Job growth, manufacturing shipments and retail and wholesale trade all grew more slowly in the latest six-month period than in the previous one. Capital spending, meanwhile, is expected to fall this year, rather than expand as it did in 1999. Only in the category of housing starts has Newfoundland gone from weakness to strength, with the third-fastest growth in Canada in recent months.

This year, forecasters say Newfoundland will again lead the country with an expansion of 4.9 per cent, but this time, it will share the lead with Ontario. And it's an open question as to how much of that growth will be reflected in new jobs and spending.

Nova Scotia: 28 points (40 per cent)

Nova Scotia is part of forecasters' four-way tie for slow growth in 2000, after a relatively strong year in 1999.

Its big problem appears to be a sharp drop in planned capital spending, which -- after Sable Island -- is set to drop 21 per cent this year, according to the Statscan survey. But the demise of steel and coal in Cape Breton also weighs on the province's economic outlook.

The bright spots in the recent data are housing starts, up by a massive 22 per cent in the latest six-month period; and factory shipments, which have also grown faster than the national average.

The provincial government's planned spending cuts will not only reduce public sector employment, but probably impair consumer confidence as well.

Manitoba: 16 points (23 per cent)

These are indeed tough times for Manitoba, and it shows both in the indicators of recent growth and in forecasts for 2000. The province is the fourth member of the tie for the bottom in the eyes of forecasters.

Farming and mining both suffered setbacks last year.
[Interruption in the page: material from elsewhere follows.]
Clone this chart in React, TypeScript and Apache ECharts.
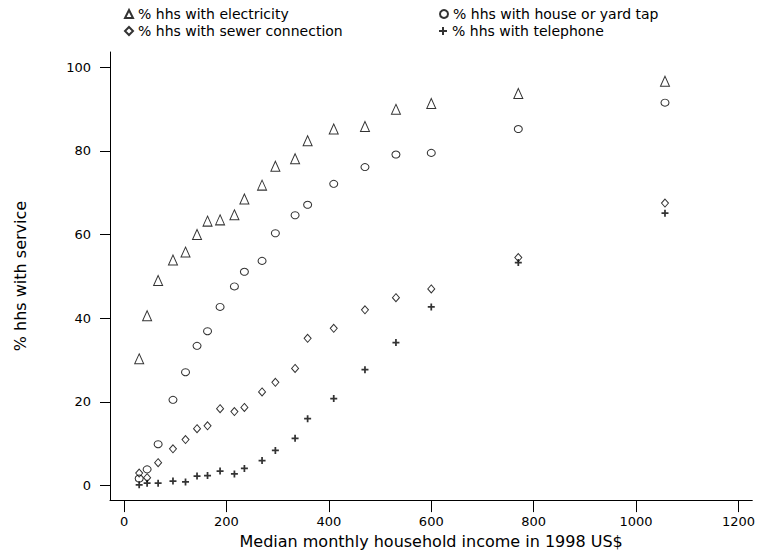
import React, { useEffect, useRef } from "react";
import * as echarts from "echarts";

const income = [29.5, 45, 66.5, 95.5, 120, 142.5, 163, 187.5, 215.5, 235, 269.5, 295.5, 334, 358.5, 409.5, 470.5, 531, 600, 770, 1056.5];
const electricity = [30.3, 40.6, 49.0, 53.9, 55.8, 60.0, 63.2, 63.5, 64.7, 68.5, 71.8, 76.3, 78.1, 82.4, 85.2, 85.8, 89.9, 91.3, 93.7, 96.6];
const houseTap = [1.7, 3.9, 9.9, 20.5, 27.1, 33.4, 36.9, 42.7, 47.6, 51.1, 53.7, 60.3, 64.6, 67.1, 72.1, 76.1, 79.1, 79.5, 85.2, 91.5];
const sewer = [3.0, 1.9, 5.5, 8.8, 11.0, 13.6, 14.3, 18.4, 17.7, 18.7, 22.4, 24.7, 28.0, 35.2, 37.6, 42.0, 44.9, 47.0, 54.5, 67.5];
const telephone = [0.2, 0.6, 0.6, 1.1, 0.9, 2.3, 2.4, 3.5, 2.8, 4.1, 6.0, 8.4, 11.3, 16.0, 20.8, 27.7, 34.2, 42.7, 53.3, 65.1];

const xTicks = [0, 200, 400, 600, 800, 1000, 1200];
const yTicks = [0, 20, 40, 60, 80, 100];

const names = [
  "% hhs with electricity",
  "% hhs with house or yard tap",
  "% hhs with sewer connection",
  "% hhs with telephone",
];

const FONT = "DejaVu Sans";
const PLUS = "path://M3,0h2v3h3v2h-3v3h-2v-3h-3v-2h3z";

function pairs(ys: number[]) {
  return ys.map((y, i) => [income[i], y]);
}

export default function App() {
  const ref = useRef<HTMLDivElement>(null);
  useEffect(() => {
    if (!ref.current) return;
    const chart = echarts.init(ref.current, null, { renderer: "svg" });
    const hollow = { color: "rgba(0,0,0,0)", borderColor: "#000", borderWidth: 1 };
    const legendText = { color: "#000", fontFamily: FONT, fontSize: 14 };
    const mkLegend = (name: string, left: number, top: number) => ({
      data: [name],
      left,
      top,
      padding: 0,
      itemWidth: 8,
      itemHeight: 8,
      itemGap: 5,
      selectedMode: false,
      textStyle: legendText,
    });
    chart.setOption({
      animation: false,
      backgroundColor: "#fff",
      textStyle: { fontFamily: FONT, color: "#000" },
      legend: [
        mkLegend(names[0], 124, 7),
        mkLegend(names[1], 439, 7),
        mkLegend(names[2], 124, 24),
        mkLegend(names[3], 439, 24),
      ],
      grid: { left: 110, top: 52, right: 0, bottom: 49, containLabel: false },
      xAxis: {
        type: "value",
        min: -27.5,
        max: 1227,
        name: "Median monthly household income in 1998 US$",
        nameLocation: "middle",
        nameGap: 32,
        nameTextStyle: { fontFamily: FONT, fontSize: 16, color: "#000" },
        axisLine: { show: true, onZero: false, lineStyle: { color: "#000", width: 1 } },
        axisTick: { show: true, length: 12, customValues: xTicks, lineStyle: { color: "#000" } },
        axisLabel: {
          customValues: xTicks,
          margin: 15,
          fontFamily: FONT,
          fontSize: 13,
          color: "#000",
          formatter: (v: number) => String(v),
        },
        splitLine: { show: false },
      },
      yAxis: {
        type: "value",
        min: -3.45,
        max: 103.6,
        name: "% hhs with service",
        nameLocation: "middle",
        nameRotate: 90,
        nameGap: 82,
        nameTextStyle: { fontFamily: FONT, fontSize: 16, color: "#000" },
        axisLine: { show: true, onZero: false, lineStyle: { color: "#000", width: 1 } },
        axisTick: { show: true, length: 10, customValues: yTicks, lineStyle: { color: "#000" } },
        axisLabel: {
          customValues: yTicks,
          margin: 19,
          fontFamily: FONT,
          fontSize: 13,
          color: "#000",
          formatter: (v: number) => String(v),
        },
        splitLine: { show: false },
      },
      series: [
        {
          name: names[0],
          type: "scatter",
          symbol: "triangle",
          symbolSize: [9, 10],
          itemStyle: hollow,
          data: pairs(electricity),
        },
        {
          name: names[1],
          type: "scatter",
          symbol: "circle",
          symbolSize: [8, 7],
          itemStyle: hollow,
          data: pairs(houseTap),
        },
        {
          name: names[2],
          type: "scatter",
          symbol: "diamond",
          symbolSize: [7, 8],
          itemStyle: hollow,
          data: pairs(sewer),
        },
        {
          name: names[3],
          type: "scatter",
          symbol: PLUS,
          symbolSize: 7,
          itemStyle: { color: "#000" },
          data: pairs(telephone),
        },
      ],
    });
    return () => chart.dispose();
  }, []);
  return <div ref={ref} style={{ width: 758, height: 554, position: "absolute", left: 0, top: 0 }} />;
}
The fragility of the economy can be seen in the slow growth of jobs in recent months, where Manitoba is tied for last spot with New Brunswick; a decline in wholesale trade; no growth in factory shipments; slow growth in retail sales; and a 24-per-cent drop in housing starts.

Until prosperity returns to the farms, Scotiabank said, an increase in consumer spending is unlikely.

Ranking the Provinces
The fourth semi-annual ranking of provincial economies assigns points based on seven indicators: employment, housing starts, retail sales, wholesale trade, manufacturing shipments, capital spending plans and GDP growth forecasts.